Besides these numbers, there are the arbitrary numbers everyone creates from experience, or by using their imagination. For example: On the Day of the Disabled (December 3rd), many amputees were demonstrating. A lot. A huge number. I mean, you could see amputees literally everywhere on crutches, with prostheses, or in wheelchairs. And Polio victims, mostly children – their legs paralysed – on crutches or in wheelchairs, or even crawling along like little animals, like crabs, using their knees and hands to walk. Sorry – I've gotten off topic. Numbers… So, it's estimated there were between 150-350 disabled people there – or was it perhaps more? In any case, they made a very strong impression.

These disabled people were demonstrating in Luena, desperately demanding to have a T-shirt that had been sponsored by MAG, VVAF, CAPDC, the JRS and NPA. 200 T-shirts had been produced, but that wasn't enough – part of the problem: most of the organisers and associates (including myself) were wearing one. The young women were chanting and shouting some slogans like "Down with the mines!" I thought that was a bit strange – isn't the ground the most dangerous place to put mines?

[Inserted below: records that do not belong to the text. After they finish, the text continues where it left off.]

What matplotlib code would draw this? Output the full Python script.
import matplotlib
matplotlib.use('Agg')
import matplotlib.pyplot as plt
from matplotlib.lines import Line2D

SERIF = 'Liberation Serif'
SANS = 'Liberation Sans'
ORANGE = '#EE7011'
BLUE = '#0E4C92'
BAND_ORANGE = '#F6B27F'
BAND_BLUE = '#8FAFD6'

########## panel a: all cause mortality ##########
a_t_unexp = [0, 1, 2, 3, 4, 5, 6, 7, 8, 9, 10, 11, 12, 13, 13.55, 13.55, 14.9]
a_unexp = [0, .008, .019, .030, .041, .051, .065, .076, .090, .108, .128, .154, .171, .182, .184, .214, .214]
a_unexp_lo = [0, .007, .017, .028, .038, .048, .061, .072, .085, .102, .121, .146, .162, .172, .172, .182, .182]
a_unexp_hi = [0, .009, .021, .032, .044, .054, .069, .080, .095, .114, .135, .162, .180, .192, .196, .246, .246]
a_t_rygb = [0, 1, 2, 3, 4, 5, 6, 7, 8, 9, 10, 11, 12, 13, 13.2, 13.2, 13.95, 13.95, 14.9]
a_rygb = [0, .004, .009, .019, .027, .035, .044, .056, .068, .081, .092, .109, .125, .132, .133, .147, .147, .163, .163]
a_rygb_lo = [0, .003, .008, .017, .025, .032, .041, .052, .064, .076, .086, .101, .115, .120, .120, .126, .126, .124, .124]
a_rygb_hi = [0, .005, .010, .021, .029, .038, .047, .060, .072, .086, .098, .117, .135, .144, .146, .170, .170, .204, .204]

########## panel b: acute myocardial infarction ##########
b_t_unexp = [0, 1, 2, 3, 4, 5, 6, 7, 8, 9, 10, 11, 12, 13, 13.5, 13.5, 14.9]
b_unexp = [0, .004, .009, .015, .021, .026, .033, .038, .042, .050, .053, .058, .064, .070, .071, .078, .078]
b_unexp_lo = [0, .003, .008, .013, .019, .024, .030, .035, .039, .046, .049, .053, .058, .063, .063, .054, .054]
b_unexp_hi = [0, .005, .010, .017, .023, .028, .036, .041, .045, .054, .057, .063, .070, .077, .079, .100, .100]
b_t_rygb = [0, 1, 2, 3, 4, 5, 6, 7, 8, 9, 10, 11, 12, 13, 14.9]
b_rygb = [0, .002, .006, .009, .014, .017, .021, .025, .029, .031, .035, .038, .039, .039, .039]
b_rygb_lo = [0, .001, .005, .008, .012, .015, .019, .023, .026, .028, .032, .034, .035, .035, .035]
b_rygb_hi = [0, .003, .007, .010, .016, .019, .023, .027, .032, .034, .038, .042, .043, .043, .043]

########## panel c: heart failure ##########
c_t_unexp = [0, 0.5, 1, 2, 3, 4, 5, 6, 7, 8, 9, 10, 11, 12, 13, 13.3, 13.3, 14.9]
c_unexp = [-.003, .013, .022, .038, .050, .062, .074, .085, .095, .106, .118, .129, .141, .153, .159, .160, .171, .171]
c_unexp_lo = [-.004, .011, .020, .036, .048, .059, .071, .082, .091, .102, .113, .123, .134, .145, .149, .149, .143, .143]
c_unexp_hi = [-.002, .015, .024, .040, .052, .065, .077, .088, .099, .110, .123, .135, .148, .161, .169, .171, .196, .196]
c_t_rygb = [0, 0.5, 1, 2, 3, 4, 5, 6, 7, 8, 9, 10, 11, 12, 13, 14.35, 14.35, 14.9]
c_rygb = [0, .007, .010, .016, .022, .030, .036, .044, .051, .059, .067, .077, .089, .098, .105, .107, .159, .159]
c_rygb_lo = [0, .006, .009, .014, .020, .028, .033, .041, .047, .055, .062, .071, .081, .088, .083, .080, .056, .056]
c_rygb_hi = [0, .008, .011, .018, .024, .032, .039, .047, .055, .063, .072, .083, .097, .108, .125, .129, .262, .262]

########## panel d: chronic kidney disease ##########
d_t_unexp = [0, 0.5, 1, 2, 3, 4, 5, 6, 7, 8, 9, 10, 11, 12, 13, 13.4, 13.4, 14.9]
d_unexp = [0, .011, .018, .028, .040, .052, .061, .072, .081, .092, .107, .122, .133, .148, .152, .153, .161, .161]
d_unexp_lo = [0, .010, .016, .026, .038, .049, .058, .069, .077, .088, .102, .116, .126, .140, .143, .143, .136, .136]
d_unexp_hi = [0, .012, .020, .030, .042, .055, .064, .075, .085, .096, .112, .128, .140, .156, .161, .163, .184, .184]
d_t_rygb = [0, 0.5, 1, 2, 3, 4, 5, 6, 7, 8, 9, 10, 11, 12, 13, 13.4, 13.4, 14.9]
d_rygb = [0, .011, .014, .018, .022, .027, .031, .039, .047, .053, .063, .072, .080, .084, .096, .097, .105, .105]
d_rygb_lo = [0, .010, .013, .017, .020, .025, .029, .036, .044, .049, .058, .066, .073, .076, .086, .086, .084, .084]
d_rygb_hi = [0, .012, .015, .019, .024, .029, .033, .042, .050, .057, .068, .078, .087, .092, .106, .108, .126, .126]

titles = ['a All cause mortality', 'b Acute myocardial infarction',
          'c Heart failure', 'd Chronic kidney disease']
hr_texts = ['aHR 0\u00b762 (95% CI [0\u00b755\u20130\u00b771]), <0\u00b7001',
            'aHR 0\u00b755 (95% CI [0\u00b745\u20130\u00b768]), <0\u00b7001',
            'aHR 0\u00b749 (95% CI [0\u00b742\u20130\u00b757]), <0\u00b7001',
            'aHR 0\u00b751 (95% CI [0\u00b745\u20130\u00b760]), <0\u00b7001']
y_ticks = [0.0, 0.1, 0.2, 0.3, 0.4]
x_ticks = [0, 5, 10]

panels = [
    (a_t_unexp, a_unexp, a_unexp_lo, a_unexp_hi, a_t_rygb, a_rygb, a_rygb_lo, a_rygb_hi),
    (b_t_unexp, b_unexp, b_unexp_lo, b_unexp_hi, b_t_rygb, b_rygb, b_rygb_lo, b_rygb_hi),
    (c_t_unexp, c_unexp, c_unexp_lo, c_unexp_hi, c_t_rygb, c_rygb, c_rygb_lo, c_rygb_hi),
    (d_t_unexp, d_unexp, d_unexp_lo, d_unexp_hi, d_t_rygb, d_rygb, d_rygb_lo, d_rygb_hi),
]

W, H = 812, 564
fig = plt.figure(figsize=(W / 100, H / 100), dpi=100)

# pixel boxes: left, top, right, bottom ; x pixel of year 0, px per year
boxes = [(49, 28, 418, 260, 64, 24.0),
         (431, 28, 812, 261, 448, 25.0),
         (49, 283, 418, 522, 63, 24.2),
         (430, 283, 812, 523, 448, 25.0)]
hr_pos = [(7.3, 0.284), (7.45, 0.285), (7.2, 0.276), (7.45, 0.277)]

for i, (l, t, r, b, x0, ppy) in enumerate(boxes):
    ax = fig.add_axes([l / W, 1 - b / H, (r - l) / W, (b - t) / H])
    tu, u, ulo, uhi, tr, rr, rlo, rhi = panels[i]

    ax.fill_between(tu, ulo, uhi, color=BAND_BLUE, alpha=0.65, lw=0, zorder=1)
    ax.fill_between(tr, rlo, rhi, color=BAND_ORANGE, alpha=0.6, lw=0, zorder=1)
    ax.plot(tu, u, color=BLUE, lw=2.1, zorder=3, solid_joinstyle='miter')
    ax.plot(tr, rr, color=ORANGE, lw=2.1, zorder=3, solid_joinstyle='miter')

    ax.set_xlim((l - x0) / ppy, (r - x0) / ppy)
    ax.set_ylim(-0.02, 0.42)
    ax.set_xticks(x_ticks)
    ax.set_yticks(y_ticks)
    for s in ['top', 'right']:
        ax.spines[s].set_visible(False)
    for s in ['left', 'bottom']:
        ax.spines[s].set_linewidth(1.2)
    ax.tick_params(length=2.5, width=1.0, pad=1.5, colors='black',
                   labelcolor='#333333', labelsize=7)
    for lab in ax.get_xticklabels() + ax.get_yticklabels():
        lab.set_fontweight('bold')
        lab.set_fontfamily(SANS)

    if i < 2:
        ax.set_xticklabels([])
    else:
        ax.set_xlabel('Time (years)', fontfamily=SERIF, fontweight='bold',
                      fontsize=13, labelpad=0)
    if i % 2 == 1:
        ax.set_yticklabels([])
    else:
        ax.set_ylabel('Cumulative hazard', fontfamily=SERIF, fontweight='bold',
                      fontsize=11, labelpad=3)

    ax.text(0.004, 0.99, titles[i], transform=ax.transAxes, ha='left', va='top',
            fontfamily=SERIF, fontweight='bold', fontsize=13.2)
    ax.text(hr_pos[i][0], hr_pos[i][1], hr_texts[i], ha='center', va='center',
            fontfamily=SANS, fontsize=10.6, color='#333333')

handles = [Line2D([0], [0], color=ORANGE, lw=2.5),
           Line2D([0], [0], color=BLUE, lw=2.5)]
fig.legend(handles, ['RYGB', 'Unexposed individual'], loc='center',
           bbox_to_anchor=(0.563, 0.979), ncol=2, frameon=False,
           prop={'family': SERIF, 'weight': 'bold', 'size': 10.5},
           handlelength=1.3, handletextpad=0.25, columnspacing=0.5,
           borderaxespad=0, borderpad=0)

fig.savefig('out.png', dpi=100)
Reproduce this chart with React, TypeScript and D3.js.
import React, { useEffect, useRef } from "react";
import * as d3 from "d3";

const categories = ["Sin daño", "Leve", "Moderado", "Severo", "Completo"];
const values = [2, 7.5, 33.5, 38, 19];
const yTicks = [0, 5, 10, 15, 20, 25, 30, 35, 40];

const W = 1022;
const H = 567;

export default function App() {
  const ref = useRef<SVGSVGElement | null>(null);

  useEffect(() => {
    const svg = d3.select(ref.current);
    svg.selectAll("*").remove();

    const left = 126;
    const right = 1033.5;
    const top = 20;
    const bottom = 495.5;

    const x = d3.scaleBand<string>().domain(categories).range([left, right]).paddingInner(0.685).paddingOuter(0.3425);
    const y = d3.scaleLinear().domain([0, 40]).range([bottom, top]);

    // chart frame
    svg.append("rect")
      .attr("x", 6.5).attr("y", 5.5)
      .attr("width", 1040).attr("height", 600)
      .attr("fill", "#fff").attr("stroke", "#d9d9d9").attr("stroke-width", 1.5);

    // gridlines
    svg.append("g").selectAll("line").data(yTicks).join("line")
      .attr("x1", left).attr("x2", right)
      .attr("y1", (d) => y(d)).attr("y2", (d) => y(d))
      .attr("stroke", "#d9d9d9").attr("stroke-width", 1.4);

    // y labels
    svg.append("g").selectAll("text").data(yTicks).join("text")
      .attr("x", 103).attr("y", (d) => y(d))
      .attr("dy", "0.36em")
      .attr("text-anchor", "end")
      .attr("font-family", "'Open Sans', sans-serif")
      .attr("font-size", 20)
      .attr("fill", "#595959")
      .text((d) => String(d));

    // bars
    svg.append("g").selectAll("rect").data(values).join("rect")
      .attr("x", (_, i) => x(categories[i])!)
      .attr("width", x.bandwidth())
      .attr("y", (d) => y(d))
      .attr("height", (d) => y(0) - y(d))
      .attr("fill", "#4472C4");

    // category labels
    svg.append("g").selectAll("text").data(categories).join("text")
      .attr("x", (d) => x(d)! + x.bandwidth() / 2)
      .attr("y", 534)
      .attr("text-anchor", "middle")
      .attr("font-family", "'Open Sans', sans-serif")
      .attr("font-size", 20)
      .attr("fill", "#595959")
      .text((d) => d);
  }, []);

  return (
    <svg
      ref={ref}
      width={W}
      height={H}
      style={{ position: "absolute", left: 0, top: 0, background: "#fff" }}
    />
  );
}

After everyone gathered at the main square, six beautiful girls gave a dance performance, accompanied by drums. But their beauty, athleticism, and grace couldn't compete with an older woman, who – with an amputated leg – walked directly in front of them, and started dancing herself. At first she was dancing standing up, suspended by her crutches. But after a few moments, when she had attracted the attention of the four journalists' cameras (including mine – in the distance), she lay down on the street, and continued rocking her body to the music. Later on, there were several sport competitions. One was a short sprint by single-leg amputees. Women and men together, competing. I was struck by a woman in a beautiful green silk costume, who joined the competition just before it began. To increase her chances, she took off her shoes. Then there was a wheelchair race. Not with the wheelchairs we know, but with a tricycle-type, the pedals of which are manually-powered with the hands. All these tricycles are painted red, and most of them are in a very bad shape. Often, the front wheel is broken, and it's suspended using some wire and tape. Actually, one participant refused to race – he said that although he might win, he might lose his wheelchair.

The third race raises my suspicions. Three people will race – one woman, and two men. Although the men are arm amputees... the woman doesn't seem to lack anything, she has all her extremities... her arms and legs are complete! But they have a lot of fun anyway. One man falls down during the first round, but he laughs through the remainder of the race, and the spectators cheer him on. The woman comes second, and is rewarded for her beautiful style. The last competition is more than dangerous for the public: javelin throwing… because the spectators stand just beside the track where the javelin is supposed to land. And the javelin almost hits a spectator three times during the competition. First place: 23 metres.